→ GIVEN PROBLEM: State how many lines in the listing below include the word "with", and add nothing besides the number.

→ STORED DATA:
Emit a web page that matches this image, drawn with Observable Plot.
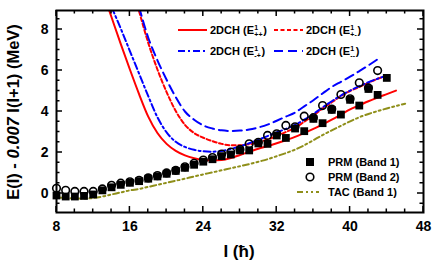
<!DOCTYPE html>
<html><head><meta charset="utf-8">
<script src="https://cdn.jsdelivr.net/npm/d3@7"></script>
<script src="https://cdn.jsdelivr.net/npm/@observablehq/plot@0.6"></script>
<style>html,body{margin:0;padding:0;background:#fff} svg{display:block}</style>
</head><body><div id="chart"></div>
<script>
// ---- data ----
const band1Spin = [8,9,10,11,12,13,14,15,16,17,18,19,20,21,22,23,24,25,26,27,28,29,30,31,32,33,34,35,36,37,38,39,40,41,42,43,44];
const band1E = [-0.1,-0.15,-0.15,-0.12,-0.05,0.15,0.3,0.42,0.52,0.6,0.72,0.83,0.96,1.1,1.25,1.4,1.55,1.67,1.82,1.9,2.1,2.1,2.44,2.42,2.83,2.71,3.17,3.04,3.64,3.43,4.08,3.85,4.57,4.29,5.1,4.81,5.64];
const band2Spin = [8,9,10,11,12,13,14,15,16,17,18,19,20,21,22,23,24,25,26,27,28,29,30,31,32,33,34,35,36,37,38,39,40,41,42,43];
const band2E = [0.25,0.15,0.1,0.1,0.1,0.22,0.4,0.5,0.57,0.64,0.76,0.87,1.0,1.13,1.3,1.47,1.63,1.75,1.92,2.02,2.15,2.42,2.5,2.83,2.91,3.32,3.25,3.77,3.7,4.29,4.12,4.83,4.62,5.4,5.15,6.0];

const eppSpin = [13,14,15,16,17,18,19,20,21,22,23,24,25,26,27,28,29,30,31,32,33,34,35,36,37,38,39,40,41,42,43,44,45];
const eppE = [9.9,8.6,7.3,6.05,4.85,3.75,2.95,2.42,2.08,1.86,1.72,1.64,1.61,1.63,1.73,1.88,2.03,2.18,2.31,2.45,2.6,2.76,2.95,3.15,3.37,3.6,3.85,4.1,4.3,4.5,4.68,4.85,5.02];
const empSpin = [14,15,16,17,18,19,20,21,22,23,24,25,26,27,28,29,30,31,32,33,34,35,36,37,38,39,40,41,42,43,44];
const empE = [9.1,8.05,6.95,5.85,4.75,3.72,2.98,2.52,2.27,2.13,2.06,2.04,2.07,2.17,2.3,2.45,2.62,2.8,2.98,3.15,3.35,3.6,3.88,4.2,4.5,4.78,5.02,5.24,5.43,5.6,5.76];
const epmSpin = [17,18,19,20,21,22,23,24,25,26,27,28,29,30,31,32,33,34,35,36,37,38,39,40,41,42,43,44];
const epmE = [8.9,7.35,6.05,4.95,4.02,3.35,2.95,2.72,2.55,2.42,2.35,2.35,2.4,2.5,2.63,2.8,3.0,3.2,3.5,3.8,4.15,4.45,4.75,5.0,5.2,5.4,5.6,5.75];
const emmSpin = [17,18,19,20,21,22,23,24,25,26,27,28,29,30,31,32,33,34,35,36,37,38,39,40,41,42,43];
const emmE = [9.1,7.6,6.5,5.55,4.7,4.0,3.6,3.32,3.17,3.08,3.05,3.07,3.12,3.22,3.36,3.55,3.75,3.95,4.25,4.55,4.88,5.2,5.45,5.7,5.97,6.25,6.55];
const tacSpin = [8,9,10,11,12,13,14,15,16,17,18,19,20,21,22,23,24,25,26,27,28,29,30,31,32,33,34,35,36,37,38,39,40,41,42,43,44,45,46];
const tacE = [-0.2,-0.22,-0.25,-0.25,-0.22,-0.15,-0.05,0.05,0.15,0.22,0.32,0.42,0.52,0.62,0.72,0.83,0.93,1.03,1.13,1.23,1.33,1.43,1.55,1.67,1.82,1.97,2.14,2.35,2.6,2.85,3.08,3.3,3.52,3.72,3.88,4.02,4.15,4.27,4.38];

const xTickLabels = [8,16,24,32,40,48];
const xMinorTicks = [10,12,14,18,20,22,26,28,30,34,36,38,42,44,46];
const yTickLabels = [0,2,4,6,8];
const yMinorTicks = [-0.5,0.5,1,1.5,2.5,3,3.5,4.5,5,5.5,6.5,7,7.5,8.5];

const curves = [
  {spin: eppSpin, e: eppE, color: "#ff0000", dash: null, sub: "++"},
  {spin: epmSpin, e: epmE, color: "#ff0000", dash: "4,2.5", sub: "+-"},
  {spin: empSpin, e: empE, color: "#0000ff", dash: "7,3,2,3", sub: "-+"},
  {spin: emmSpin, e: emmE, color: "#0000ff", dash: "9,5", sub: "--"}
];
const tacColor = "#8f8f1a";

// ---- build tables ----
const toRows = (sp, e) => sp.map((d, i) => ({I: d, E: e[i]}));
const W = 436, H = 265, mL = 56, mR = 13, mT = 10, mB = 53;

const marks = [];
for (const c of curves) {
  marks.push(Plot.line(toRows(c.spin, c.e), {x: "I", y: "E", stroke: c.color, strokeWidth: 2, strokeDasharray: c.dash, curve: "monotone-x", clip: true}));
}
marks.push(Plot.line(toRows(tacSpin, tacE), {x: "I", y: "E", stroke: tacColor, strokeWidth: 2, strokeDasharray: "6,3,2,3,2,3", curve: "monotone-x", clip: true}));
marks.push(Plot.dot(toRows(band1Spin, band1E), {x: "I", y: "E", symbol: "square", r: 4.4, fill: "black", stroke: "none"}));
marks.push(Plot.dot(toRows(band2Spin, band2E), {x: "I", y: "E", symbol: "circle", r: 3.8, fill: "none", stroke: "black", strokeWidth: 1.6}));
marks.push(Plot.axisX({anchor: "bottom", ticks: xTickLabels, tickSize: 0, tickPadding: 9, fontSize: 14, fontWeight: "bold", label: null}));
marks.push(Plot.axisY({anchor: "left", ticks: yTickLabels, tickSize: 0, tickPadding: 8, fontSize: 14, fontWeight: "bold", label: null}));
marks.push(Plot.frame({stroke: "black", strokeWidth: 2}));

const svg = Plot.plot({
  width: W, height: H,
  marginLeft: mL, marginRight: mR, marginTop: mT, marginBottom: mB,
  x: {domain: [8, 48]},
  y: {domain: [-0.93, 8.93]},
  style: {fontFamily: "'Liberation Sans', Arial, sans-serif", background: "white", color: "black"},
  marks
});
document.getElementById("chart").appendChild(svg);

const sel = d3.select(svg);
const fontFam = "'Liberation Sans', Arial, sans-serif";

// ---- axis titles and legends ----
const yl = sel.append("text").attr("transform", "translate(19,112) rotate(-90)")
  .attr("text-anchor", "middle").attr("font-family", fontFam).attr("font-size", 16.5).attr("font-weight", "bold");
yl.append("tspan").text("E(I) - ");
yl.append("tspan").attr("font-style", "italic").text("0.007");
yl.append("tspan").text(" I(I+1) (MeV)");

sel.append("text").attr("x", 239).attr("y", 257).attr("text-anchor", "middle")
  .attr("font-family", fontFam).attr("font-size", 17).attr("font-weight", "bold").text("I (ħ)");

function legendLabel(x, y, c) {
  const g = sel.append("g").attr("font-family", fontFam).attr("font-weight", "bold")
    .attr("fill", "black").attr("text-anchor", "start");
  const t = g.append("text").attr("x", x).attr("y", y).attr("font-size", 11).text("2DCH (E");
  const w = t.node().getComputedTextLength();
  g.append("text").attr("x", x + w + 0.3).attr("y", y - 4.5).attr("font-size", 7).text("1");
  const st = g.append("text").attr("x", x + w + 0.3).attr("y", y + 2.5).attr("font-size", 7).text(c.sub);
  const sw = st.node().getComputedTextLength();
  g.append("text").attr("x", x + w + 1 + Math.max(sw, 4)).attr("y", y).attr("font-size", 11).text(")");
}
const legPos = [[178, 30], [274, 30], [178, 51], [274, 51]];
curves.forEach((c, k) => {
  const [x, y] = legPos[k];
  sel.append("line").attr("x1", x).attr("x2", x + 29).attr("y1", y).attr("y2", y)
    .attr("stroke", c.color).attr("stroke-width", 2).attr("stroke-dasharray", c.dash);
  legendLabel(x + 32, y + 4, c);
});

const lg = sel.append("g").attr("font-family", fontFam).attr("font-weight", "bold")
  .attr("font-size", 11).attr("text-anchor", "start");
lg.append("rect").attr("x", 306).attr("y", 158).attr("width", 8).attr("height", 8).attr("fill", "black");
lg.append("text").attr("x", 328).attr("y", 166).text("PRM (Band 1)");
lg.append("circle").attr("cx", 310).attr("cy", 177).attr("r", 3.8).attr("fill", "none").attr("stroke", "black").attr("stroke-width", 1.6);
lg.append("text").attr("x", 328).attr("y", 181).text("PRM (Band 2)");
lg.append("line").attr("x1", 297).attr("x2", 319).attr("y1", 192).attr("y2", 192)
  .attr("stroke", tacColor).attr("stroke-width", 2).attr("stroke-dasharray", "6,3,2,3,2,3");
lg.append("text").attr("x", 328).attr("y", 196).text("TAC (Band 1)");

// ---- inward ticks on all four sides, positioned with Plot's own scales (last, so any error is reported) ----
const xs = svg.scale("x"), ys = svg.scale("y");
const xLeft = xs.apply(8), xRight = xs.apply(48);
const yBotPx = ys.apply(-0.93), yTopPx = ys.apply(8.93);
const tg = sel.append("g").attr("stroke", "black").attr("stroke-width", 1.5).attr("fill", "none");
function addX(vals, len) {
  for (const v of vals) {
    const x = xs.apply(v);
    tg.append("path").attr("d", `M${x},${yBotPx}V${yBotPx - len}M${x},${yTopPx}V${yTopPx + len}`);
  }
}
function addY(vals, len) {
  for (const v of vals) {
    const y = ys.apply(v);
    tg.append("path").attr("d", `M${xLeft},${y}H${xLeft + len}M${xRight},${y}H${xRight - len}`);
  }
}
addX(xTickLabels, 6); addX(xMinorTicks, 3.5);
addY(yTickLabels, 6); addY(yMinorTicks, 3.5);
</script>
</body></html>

→ THE ANSWER: 2